■ **What the exercise asks**
Each entry below should be echoed exactly, with pictures omitted.

■ **Information supplied**
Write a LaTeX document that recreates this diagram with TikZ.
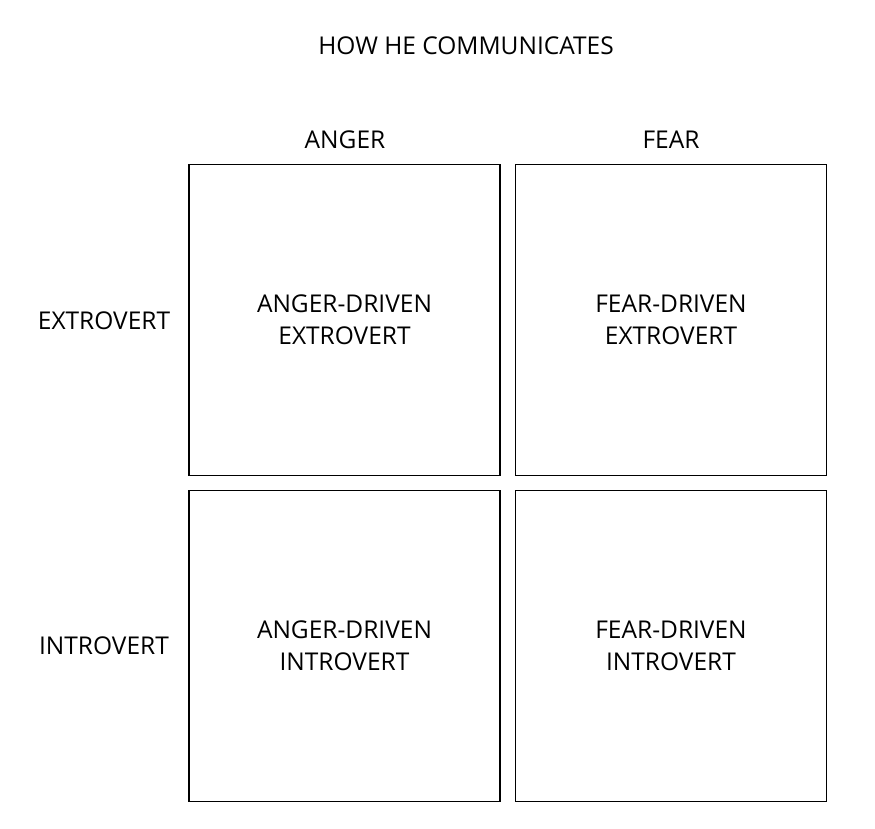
\documentclass[tikz,border=0pt]{standalone}
\usepackage{fontspec}
\setmainfont{Open Sans}
\begin{document}
\begin{tikzpicture}[x=1pt,y=-1pt,
    cell/.style={draw,line width=1.3pt,minimum width=311pt,minimum height=311pt,align=center,font=\fontsize{24.5}{32}\selectfont},
    lbl/.style={font=\fontsize{24.5}{32}\selectfont}]
    \useasboundingbox (0,0) rectangle (875,829);
    \node[lbl] (title) at (466,46) {HOW HE COMMUNICATES};
    \node[lbl] (anger) at (345,140) {ANGER};
    \node[lbl] (fear) at (671,140) {FEAR};
    \node[lbl] (extro) at (104,321) {EXTROVERT};
    \node[lbl] (intro) at (104,646) {INTROVERT};
    \node[cell] (ae) at (344.5,320) {ANGER-DRIVEN\\EXTROVERT};
    \node[cell] (fe) at (671,320) {FEAR-DRIVEN\\EXTROVERT};
    \node[cell] (ai) at (344.5,646) {ANGER-DRIVEN\\INTROVERT};
    \node[cell] (fi) at (671,646) {FEAR-DRIVEN\\INTROVERT};
\end{tikzpicture}
\end{document}
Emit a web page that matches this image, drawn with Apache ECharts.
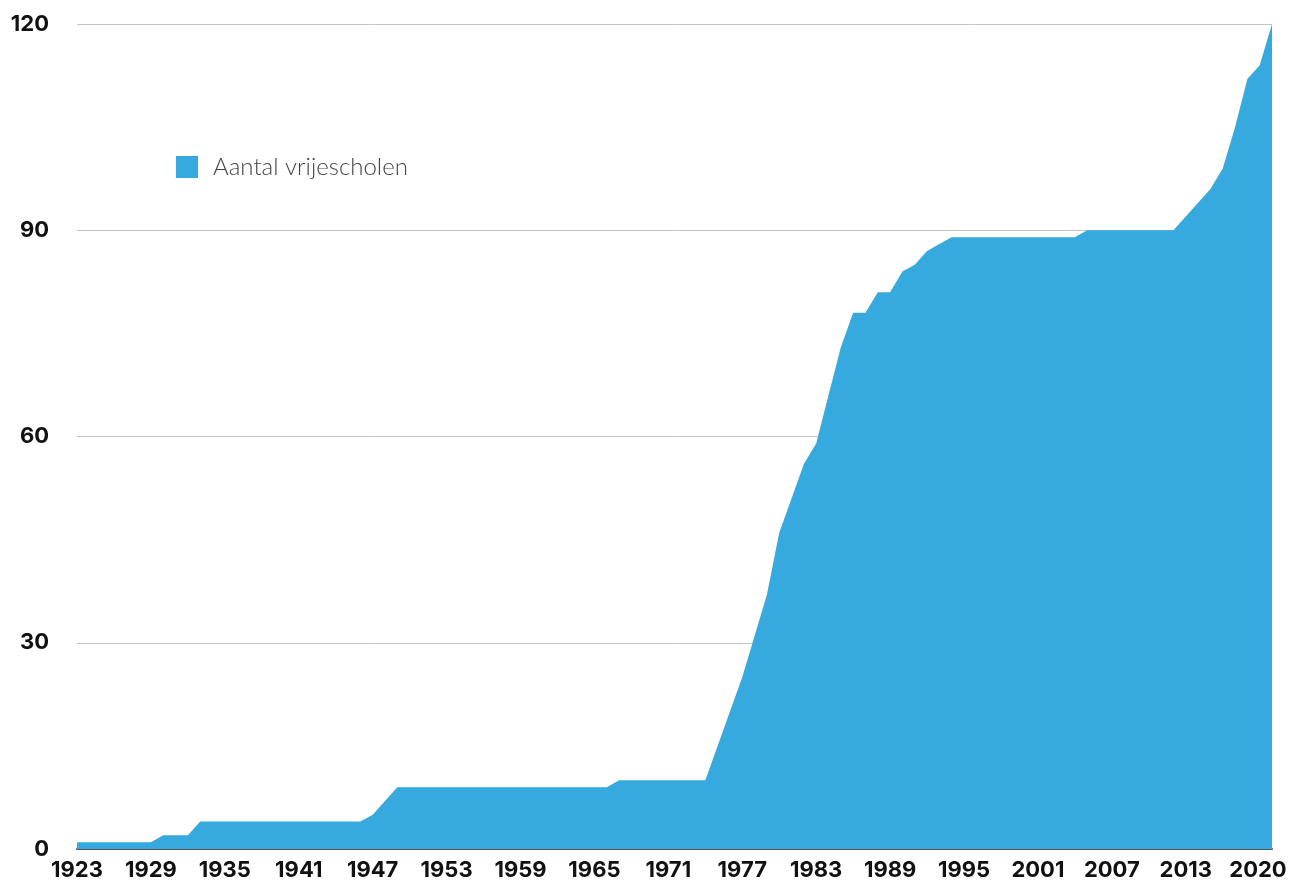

■ **Solution for this exercise**
Write a LaTeX document that recreates this diagram with TikZ.
\documentclass[tikz,border=0pt]{standalone}
\usepackage{fontspec}
\setmainfont{Open Sans}
\begin{document}
\begin{tikzpicture}[x=1pt,y=-1pt,
    cell/.style={draw,line width=1.3pt,minimum width=311pt,minimum height=311pt,align=center,font=\fontsize{24.5}{32}\selectfont},
    lbl/.style={font=\fontsize{24.5}{32}\selectfont}]
    \useasboundingbox (0,0) rectangle (875,829);
    \node[lbl] (title) at (466,46) {HOW HE COMMUNICATES};
    \node[lbl] (anger) at (345,140) {ANGER};
    \node[lbl] (fear) at (671,140) {FEAR};
    \node[lbl] (extro) at (104,321) {EXTROVERT};
    \node[lbl] (intro) at (104,646) {INTROVERT};
    \node[cell] (ae) at (344.5,320) {ANGER-DRIVEN\\EXTROVERT};
    \node[cell] (fe) at (671,320) {FEAR-DRIVEN\\EXTROVERT};
    \node[cell] (ai) at (344.5,646) {ANGER-DRIVEN\\INTROVERT};
    \node[cell] (fi) at (671,646) {FEAR-DRIVEN\\INTROVERT};
\end{tikzpicture}
\end{document}
Emit a web page that matches this image, drawn with Apache ECharts.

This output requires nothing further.